Peter Gleim’s eyes light up when he cranks up the volume. The engineer works in Infotainment Development at Audi in Ingolstadt, where he heads the Audi Sound Concept project. His test subject is a Q7: Standard on the outside, interior modifications have transformed it into a rolling hi-fi studio that takes a radically new approach.

The idea behind Audi Sound Concept is a physical principle called wave field synthesis, which states that the front of any individual wave can also be considered as superposition of individual waves. In the world of acoustics this means that a sound wave can be recreated by a multiplicity of small sound sources placed closely adjacent to one another along the wave front.

The principle was first put into practice by Dutch scientists in the late 1980s, and it can be experienced today in a movie theater in Ilmenau, in the German state of Thuringia. Each of the 192 individual speakers at the Linden Lichtspiele movie theater is driven separately by a fast computer – at the precise moment in which the virtual wave front would pass through its point in space. Some signals are delayed by milliseconds, depending on the location of the speaker. The result is fascinating: Each moviegoer experiences perfect audio spatialization in optimal sound.

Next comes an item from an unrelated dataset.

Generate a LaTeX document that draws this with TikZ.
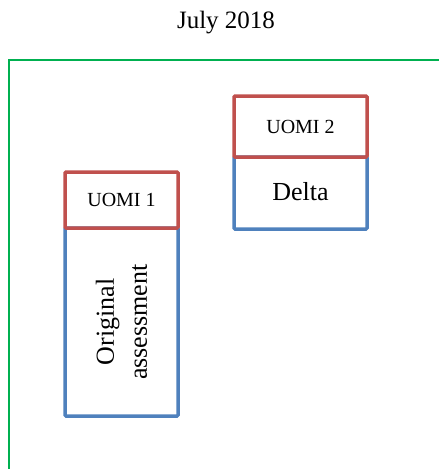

One of the driving forces in the field of wave field synthesis is the Fraunhofer Institute for Digital Media Technology (IDMT) in Ilmenau. Audi began its development work in collaboration with the IDMT five years ago. The current status of the project is the Q7 prototype, which is parked in a workshop. A powerful amplifier takes up most of the space in the luggage compartment, and thick cables connect it to three PCs.

Installed in the Audi Q7 are 62 speakers – five woofers and five tweeters plus 52 mid-range speakers in the instrument panel beneath the windshield, in the roof pillars and in the doors. Five units are integrated into each door sill – with Audi-typical perfect workmanship. Specialists made cutouts in the sheet metal, fabricated new bezels and lowered the interior door release handles.

Wave field synthesis is not dependent on special material to demonstrate its strengths, however. It also coaxes entirely new acoustic images out of conventional stereo signals. As Gleim explains, “We can simulate any wave front. With stereo, we can generate a sound as if the two speakers were located far outside the car. And we can also add any desired spatial impression computationally – not as a sound effect, but as a mathematically precise simulation.”

The sample for this is also very convincing. The vocals come from far off to the left, seemingly from the corner of the workshop, with the guitar coming from the other corner. This impression remains the same regardless of whether the listener is behind the wheel or on the back right seat of the Audi Q7. And sound quality is always first class – with sparkling trebles, crystal-clear midrange and dry bass. Even the slight buzz as the guitarist’s fingers hit the strings makes its way to the ear with extreme precision.

“Our goal was to show what is technically feasible; to explore the limits,” explains Denis Credé, Head of Sound Development at Audi. “What we are learning will be integrated into the sound systems of tomorrow. It’s like with racing: A lot of what is first tried out on the race tracks of this world later shows up in modified in production vehicles. The Audi Sound Concept project is like racing for sound systems.”